= Barton Lidice Beneš =

Barton Lidice Beneš (November 16, 1942, Hackensack, New Jersey – May 30, 2012, New York) was an artist who lived and worked in New York City. He studied at Pratt Institute, Brooklyn, New York and Beaux-Arts, Avignon, France.

== Early life ==
Before Beneš attended Pratt Institute, he lived with his grandparents in Brooklyn, New York. As a teenager he made the U.S. Olympic speed skating team, while smoking a pack of cigarettes a day. It became clear around 17 years old that Beneš had a flair for the contradictory, and the romantic. He would often walk around the city bare foot saying “I thought it was romantic to be a pig”. Around this time in his life Beneš would sneak out and go to a mob-run gay bar named New Colony. While spending time there he was asked to complete an installation for customers to view. After being hired for his first piece he was given a job designing window installations for New Colony. While working for New Colony he met a man named Howard Meyer.

Beneš and Howard soon moved in with each other and began their careers from home. Not soon after in 1969 Beneš was contracted and put on his first exhibit “Leather and Lace”, a show involving him strapped naked to a padded leather table. He was then changed when he traveled to Africa to create his last painting. While in Africa his views of art evolved towards an obsession with Africa's tribal culture, artifacts, and erotica.

== Mid life ==
Following Beneš's trip to Africa his work became increasingly contradictory during the 70s and 80s. His art revolved around clever artistic puns (i.e. a book nailed shut in protest of freedom of speech). During this time he and his aunt Evelyn, who was interested in the stories of Barton's life in New York, would exchange letters.
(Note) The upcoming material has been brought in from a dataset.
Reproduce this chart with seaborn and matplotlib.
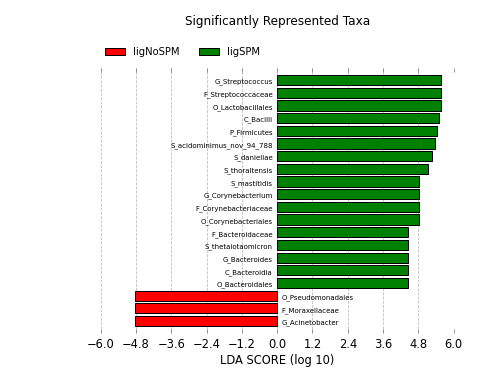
import pandas as pd
import matplotlib
matplotlib.use("Agg")
import matplotlib.pyplot as plt
import matplotlib.patches as mpatches
import seaborn as sns
import numpy as np

# taxa (top to bottom), LDA scores and group
taxa = ["G_Streptococcus", "F_Streptococcaceae", "O_Lactobacillales", "C_Bacilli",
        "P_Firmicutes", "S_acidominimus_nov_94_788", "S_daniellae", "S_thoraltensis",
        "S_mastitidis", "G_Corynebacterium", "F_Corynebacteriaceae", "O_Corynebacteriales",
        "F_Bacteroidaceae", "S_thetaiotaomicron", "G_Bacteroides", "C_Bacteroidia",
        "O_Bacteroidales", "O_Pseudomonadales", "F_Moraxellaceae", "G_Acinetobacter"]
lda = [5.58, 5.58, 5.58, 5.50, 5.44, 5.37, 5.27, 5.13, 4.82, 4.82, 4.82, 4.82,
       4.45, 4.45, 4.45, 4.45, 4.45, -4.85, -4.85, -4.85]
group = ["ligSPM"] * 17 + ["ligNoSPM"] * 3
classes = ["ligNoSPM", "ligSPM"]
colors = {"ligNoSPM": "#ff0000", "ligSPM": "#008000"}
xticks = [-6.0, -4.8, -3.6, -2.4, -1.2, 0.0, 1.2, 2.4, 3.6, 4.8, 6.0]

df = pd.DataFrame({"taxon": taxa, "lda": lda, "group": group})

sns.set_style("white")
plt.rcParams["font.family"] = ["DejaVu Sans"]
plt.rcParams["text.color"] = "black"
plt.rcParams["axes.labelcolor"] = "black"
plt.rcParams["xtick.color"] = "black"

fig = plt.figure(figsize=(7, 5.25), dpi=72)
ax = fig.add_axes([0.2, 0.119, 0.7, 0.701])

sns.barplot(data=df, x="lda", y="taxon", hue="group", palette=colors,
            hue_order=classes, dodge=False, width=0.8, orient="h", saturation=1,
            edgecolor="black", linewidth=1, legend=False, ax=ax, zorder=3)

# labels next to zero
for i, (t, v) in enumerate(zip(taxa, lda)):
    if v > 0:
        ax.text(-0.15, i + 0.15, t, ha="right", va="center", fontsize=7)
    else:
        ax.text(0.15, i + 0.15, t, ha="left", va="center", fontsize=7)

ax.set_yticks([])
ax.set_ylabel("")
ax.set_ylim(19.95, -0.95)
ax.set_xlim(-6.0, 6.0)
ax.set_xticks(xticks)
ax.set_xticklabels([f"{x:.1f}".replace("-", "\u2212") for x in xticks], fontsize=11.5)
ax.tick_params(axis="x", direction="in", length=4, color="gray", top=True, bottom=True, pad=5)
ax.xaxis.grid(True, linestyle="--", color="#bbbbbb", linewidth=0.8, zorder=0)
ax.set_axisbelow(True)
for s in ax.spines.values():
    s.set_visible(False)
ax.set_xlabel("LDA SCORE (log 10)", fontsize=11.5, labelpad=3)

handles = [mpatches.Patch(facecolor=colors[c], edgecolor="black", label=c) for c in classes]
ax.legend(handles=handles, loc="lower left", bbox_to_anchor=(0.0, 1.025), ncol=2,
          frameon=False, fontsize=10, borderaxespad=0, columnspacing=2.0, handlelength=2.0)

fig.suptitle("Significantly Represented Taxa", fontsize=12, x=0.55, y=0.96)
fig.savefig("out.png", dpi=72)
Fueled by speed she would write letters ranging from 50 to 60 pages. Barton would then turn the letters in to small intricate books.

While Beneš was using his aunt as a prompt for his art, a hustler that was hired by Beneš began an affair with his lover Howard. Aunt Evelyn who had begun writing to Bartons friends, also began writing to the hustler. During the affair the hustler responded to Aunt Evelyn informing her of what her letters were being used for. This led to a falling out between Beneš and his Aunt. She threatened to sue him, then immediately stopped all communication with her nephew. Later in life Beneš attempted to reconnect with his aunt, but his efforts were not successful.

In 1986 Howard Meyer was diagnosed with Kaposi's Sarcoma and Benĕs with AIDS. The next few years after he was diagnosed included the passing of a number of close friends. Three years afterwards Howard Meyers passed from his illness. This was the breaking point for Beneš as he watched his lover pass. Barton says that “When he died—it's crazy but true—I saw the energy leave his body, and I got on top of him to grab the energy.”. For the first time since Beneš was diagnosed with AIDS, he had an artistic impulse. He was inspired to use the emotions he was experiencing in his work. Beneš began to use his friends and their memories as mementos in his pieces.

Beneš made "museums" somewhat in the style of Joseph Cornell, which incorporate into shadow boxes bits and pieces that reveal the myths and ironies of life. The fragments in Beneš's museums often involve famous people and events, as do the sixteen collaged bits in this print, from a piece of Elizabeth Taylor's shoe to a crumb from the wedding cake of the Prince of Wales.

On one evening in 1990 Beneš cut his hand while preparing dinner. Being used to fact that his blood is toxic he rushed for bleach. Before retrieving the bleach however, he began to focus on the idea that his blood contained a dualistic meaning. Responding to the experience he began a series of pieces titled “Lethal Weapons”, a series of 8 shadow boxes, each containing a different weapon containing his blood. During the first showing of his exhibit in 1990 his pieces were disinfected at 160 degrees in a hospital oven while in Lund, Sweden due to the extreme level of discomfort that the patrons were experiencing.

After his diagnosis, Beneš became an advocate for the destigmatization of AIDS. From 2003 to 2009 he served on the board of Visual AIDS. His artwork became a visual representation of AIDS and its history. He turned his life from a victim of the disease to a terrorist. He would inflict symbolic violence on a judgemental society, his works of art showing the lethality of a disease. Beneš also explored the eroticism of his illness, using eroticism to cope with the world around him. When two of his friends died, he paid tribute to the couple by combining both of their ashes in a 3 m hourglass, symbolically binding his friends in death.

== Late life and death ==
Beneš's apartment in New York contained his collection of over $1 million worth of African, Egyptian, and contemporary art, as well as his own. After his death in 2012 the interior of his apartment, including his shadow box museums, was relocated and reconstructed at the North Dakota Museum of Art, under the supervision of his friend and colleague Laurel Reuter, director of the museum. The exhibit opened in late 2013 and is called Barton's Place.